» PROBLEM: Report each line of the data that has "document" somewhere in it.

━━ DATA SHOWN

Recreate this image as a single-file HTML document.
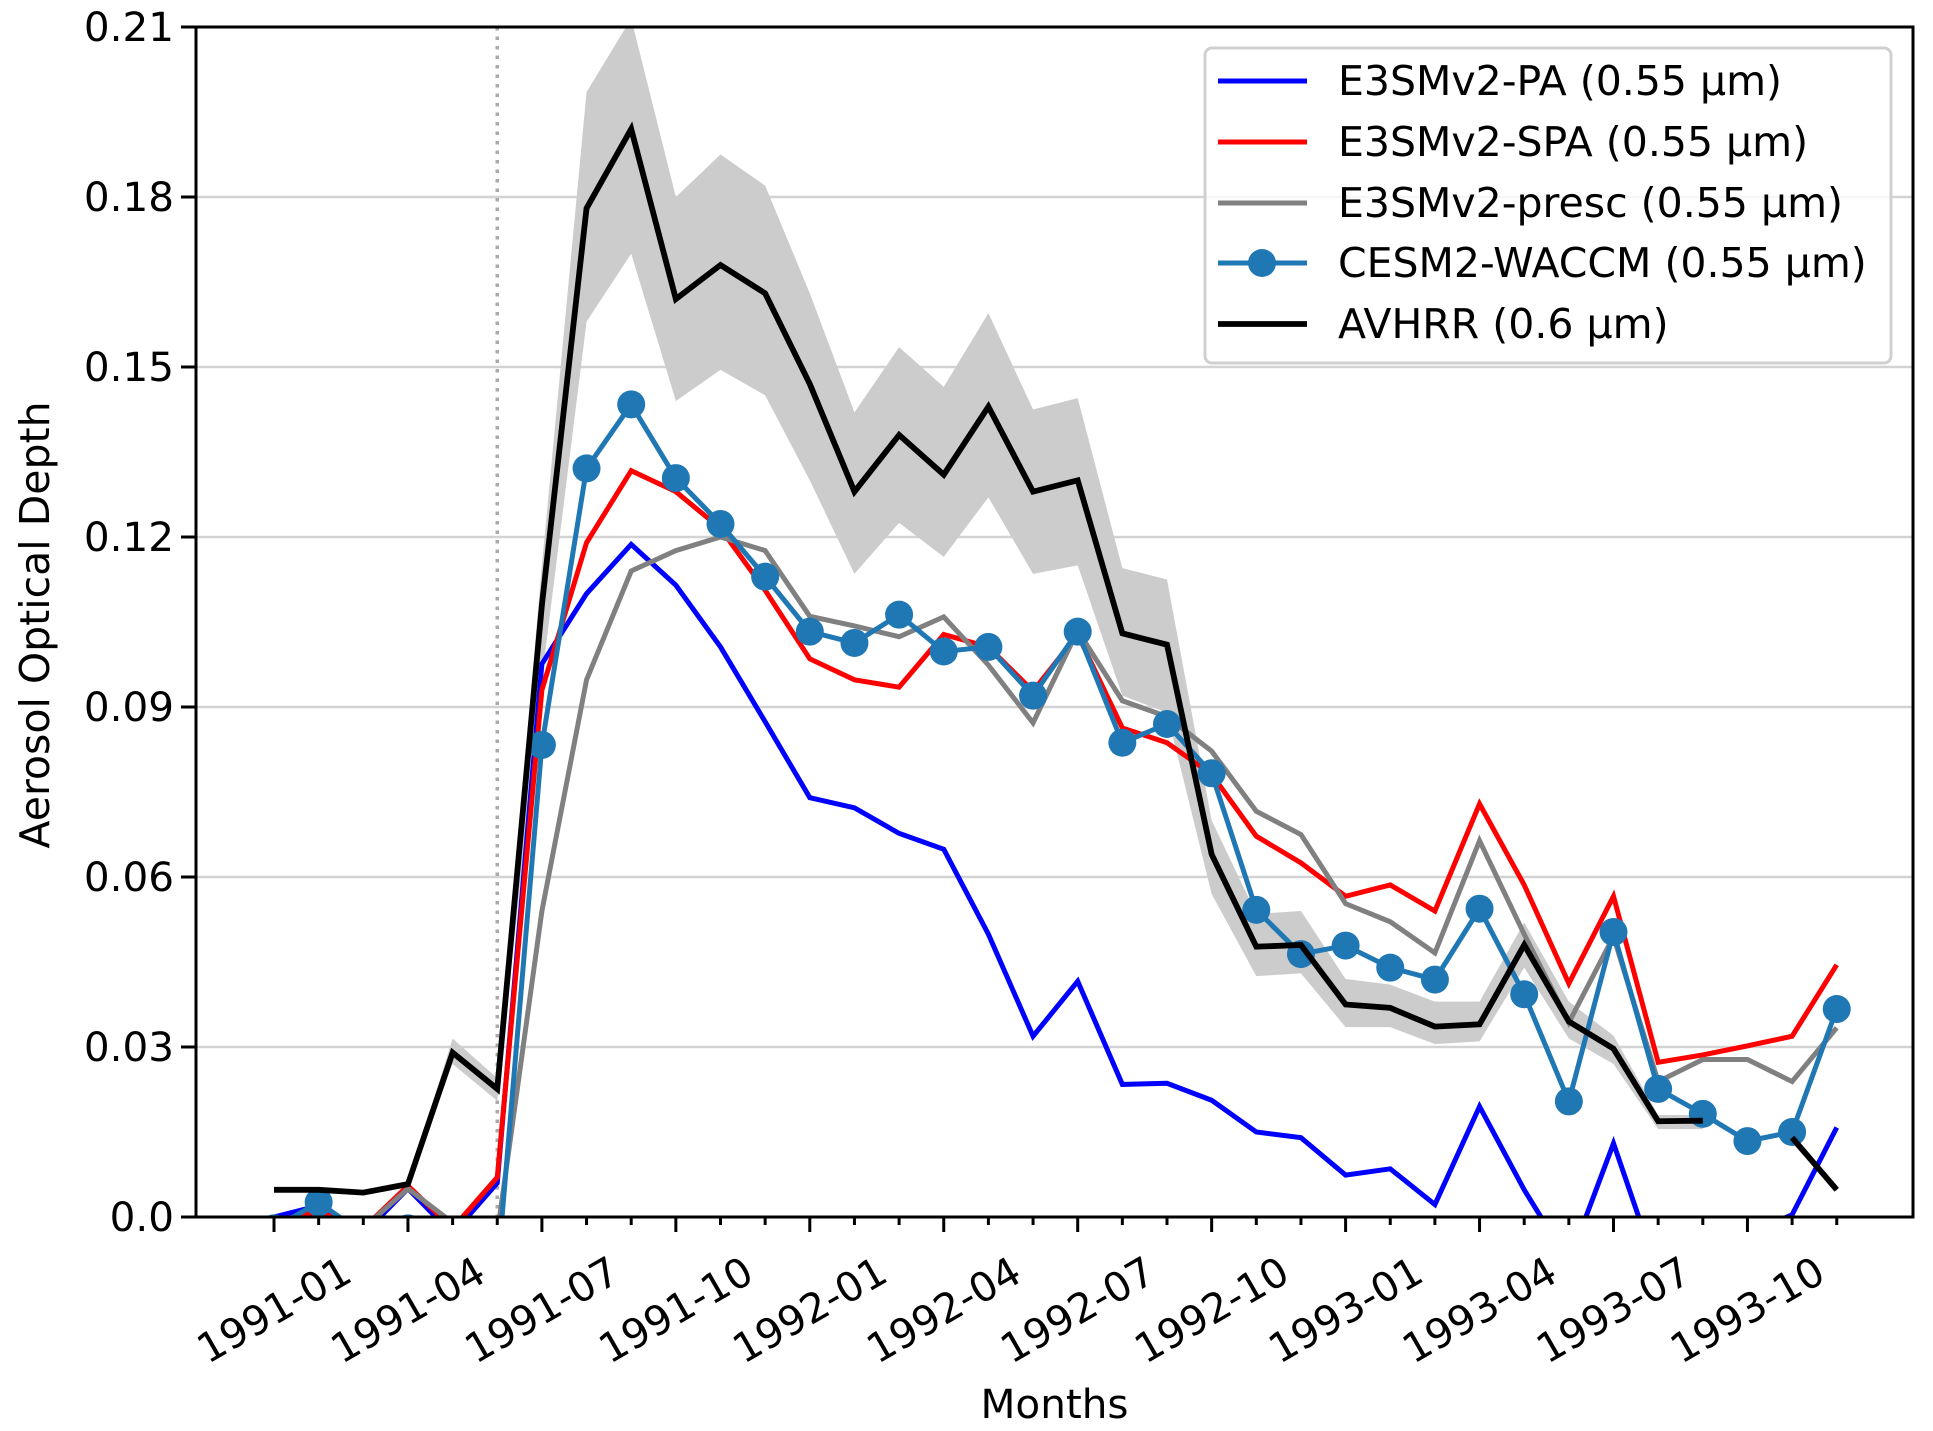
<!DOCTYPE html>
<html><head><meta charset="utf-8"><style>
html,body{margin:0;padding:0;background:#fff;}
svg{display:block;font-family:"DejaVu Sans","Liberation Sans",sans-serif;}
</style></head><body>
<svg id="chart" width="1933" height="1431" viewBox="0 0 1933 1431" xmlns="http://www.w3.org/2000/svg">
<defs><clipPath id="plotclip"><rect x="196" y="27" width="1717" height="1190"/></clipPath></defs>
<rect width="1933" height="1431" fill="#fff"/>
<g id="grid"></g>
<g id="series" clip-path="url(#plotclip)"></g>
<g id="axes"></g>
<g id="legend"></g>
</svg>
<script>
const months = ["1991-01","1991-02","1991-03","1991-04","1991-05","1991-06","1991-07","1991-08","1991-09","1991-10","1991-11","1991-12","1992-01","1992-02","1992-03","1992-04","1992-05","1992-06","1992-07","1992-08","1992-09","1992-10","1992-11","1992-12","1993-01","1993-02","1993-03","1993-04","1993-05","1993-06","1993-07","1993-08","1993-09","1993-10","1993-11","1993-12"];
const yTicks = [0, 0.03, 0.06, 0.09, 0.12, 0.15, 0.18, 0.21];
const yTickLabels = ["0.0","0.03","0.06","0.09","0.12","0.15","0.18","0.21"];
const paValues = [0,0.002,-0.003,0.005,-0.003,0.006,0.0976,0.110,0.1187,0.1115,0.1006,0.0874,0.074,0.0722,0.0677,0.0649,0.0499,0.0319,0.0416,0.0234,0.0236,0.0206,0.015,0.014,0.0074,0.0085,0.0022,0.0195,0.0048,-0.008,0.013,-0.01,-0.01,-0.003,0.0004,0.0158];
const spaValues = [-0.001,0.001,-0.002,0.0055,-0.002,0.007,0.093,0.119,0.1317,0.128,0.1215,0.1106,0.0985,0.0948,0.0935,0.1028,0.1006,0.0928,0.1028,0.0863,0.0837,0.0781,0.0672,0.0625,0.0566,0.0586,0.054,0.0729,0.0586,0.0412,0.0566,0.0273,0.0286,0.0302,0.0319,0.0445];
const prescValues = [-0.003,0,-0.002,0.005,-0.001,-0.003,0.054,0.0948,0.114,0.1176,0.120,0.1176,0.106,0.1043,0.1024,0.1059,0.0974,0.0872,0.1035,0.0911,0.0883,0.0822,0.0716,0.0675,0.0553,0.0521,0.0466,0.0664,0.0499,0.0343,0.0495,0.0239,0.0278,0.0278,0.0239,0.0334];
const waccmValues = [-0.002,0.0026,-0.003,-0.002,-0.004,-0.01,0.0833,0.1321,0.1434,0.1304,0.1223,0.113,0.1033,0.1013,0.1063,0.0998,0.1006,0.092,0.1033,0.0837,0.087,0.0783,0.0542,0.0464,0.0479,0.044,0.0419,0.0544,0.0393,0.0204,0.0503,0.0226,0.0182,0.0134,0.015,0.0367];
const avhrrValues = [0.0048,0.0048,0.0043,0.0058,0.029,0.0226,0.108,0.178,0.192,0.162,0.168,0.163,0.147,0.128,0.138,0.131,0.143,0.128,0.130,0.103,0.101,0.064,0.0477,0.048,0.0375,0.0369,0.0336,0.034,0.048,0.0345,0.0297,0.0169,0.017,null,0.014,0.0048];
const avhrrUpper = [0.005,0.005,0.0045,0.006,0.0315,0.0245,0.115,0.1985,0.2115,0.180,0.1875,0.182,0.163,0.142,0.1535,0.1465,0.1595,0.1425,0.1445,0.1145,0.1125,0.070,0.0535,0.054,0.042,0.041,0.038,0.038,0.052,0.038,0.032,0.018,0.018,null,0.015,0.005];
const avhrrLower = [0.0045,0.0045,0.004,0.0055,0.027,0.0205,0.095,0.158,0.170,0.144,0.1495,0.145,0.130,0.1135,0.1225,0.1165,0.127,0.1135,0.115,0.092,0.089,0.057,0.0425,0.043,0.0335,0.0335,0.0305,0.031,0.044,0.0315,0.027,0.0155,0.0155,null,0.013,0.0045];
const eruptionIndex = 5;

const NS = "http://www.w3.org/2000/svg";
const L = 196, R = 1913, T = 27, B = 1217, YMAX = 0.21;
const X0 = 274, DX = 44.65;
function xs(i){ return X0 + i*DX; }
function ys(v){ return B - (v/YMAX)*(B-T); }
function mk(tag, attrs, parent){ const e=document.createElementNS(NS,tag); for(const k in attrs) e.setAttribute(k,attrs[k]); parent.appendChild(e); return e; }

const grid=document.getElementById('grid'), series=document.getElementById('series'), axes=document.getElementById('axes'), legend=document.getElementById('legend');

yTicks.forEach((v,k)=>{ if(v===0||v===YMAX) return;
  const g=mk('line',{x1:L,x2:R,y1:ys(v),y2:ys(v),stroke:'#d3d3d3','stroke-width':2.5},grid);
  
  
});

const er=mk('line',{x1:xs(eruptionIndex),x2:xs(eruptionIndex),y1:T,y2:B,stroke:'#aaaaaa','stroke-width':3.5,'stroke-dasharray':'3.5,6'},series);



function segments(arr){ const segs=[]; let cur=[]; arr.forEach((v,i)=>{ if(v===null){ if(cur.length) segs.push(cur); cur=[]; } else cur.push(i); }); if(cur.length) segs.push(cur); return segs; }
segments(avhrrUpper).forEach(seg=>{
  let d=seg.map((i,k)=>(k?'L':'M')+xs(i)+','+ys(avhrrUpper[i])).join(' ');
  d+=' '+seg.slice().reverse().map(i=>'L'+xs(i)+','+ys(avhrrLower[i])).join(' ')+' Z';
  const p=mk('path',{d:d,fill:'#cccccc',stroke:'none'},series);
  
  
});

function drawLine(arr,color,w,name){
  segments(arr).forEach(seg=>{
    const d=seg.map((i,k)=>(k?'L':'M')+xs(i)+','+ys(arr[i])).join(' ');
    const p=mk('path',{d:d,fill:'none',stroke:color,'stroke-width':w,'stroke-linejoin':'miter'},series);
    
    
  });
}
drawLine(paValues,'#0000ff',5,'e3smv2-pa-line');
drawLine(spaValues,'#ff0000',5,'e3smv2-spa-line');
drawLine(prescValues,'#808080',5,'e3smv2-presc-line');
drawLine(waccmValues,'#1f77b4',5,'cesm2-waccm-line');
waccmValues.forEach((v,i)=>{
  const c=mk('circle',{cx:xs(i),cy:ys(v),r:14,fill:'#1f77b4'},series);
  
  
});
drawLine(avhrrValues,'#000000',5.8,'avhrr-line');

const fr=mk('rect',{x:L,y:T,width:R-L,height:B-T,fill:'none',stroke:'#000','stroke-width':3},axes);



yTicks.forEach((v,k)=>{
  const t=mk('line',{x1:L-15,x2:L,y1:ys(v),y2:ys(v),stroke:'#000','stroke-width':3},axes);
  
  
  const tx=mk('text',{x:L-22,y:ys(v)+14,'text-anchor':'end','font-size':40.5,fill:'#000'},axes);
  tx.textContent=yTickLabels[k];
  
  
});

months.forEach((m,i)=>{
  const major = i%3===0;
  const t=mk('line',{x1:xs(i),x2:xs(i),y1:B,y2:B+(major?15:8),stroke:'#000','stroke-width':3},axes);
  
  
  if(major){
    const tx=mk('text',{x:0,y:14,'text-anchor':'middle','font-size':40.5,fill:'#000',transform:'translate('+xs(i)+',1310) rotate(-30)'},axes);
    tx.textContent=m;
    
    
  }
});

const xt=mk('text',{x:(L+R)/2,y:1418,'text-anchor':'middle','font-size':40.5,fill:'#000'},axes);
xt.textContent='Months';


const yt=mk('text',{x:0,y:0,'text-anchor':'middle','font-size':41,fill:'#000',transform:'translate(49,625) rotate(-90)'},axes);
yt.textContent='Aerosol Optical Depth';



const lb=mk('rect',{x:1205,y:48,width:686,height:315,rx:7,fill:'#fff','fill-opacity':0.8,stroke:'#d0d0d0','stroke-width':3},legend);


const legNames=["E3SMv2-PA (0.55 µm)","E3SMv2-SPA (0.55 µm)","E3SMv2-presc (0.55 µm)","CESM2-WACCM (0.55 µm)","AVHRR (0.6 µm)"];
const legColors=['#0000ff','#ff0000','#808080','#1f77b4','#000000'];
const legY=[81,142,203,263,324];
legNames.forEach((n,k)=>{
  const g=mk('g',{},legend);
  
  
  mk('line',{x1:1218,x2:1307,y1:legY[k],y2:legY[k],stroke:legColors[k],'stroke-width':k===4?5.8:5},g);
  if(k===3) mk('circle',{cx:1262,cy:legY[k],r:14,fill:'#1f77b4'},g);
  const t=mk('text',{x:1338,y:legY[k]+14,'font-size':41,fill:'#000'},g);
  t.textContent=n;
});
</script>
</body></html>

━━━━

» RESULT:
Recreate this image as a single-file HTML document.
function mk(tag, attrs, parent){ const e=document.createElementNS(NS,tag); for(const k in attrs) e.setAttribute(k,attrs[k]); parent.appendChild(e); return e; }
const grid=document.getElementById('grid'), series=document.getElementById('series'), axes=document.getElementById('axes'), legend=document.getElementById('legend');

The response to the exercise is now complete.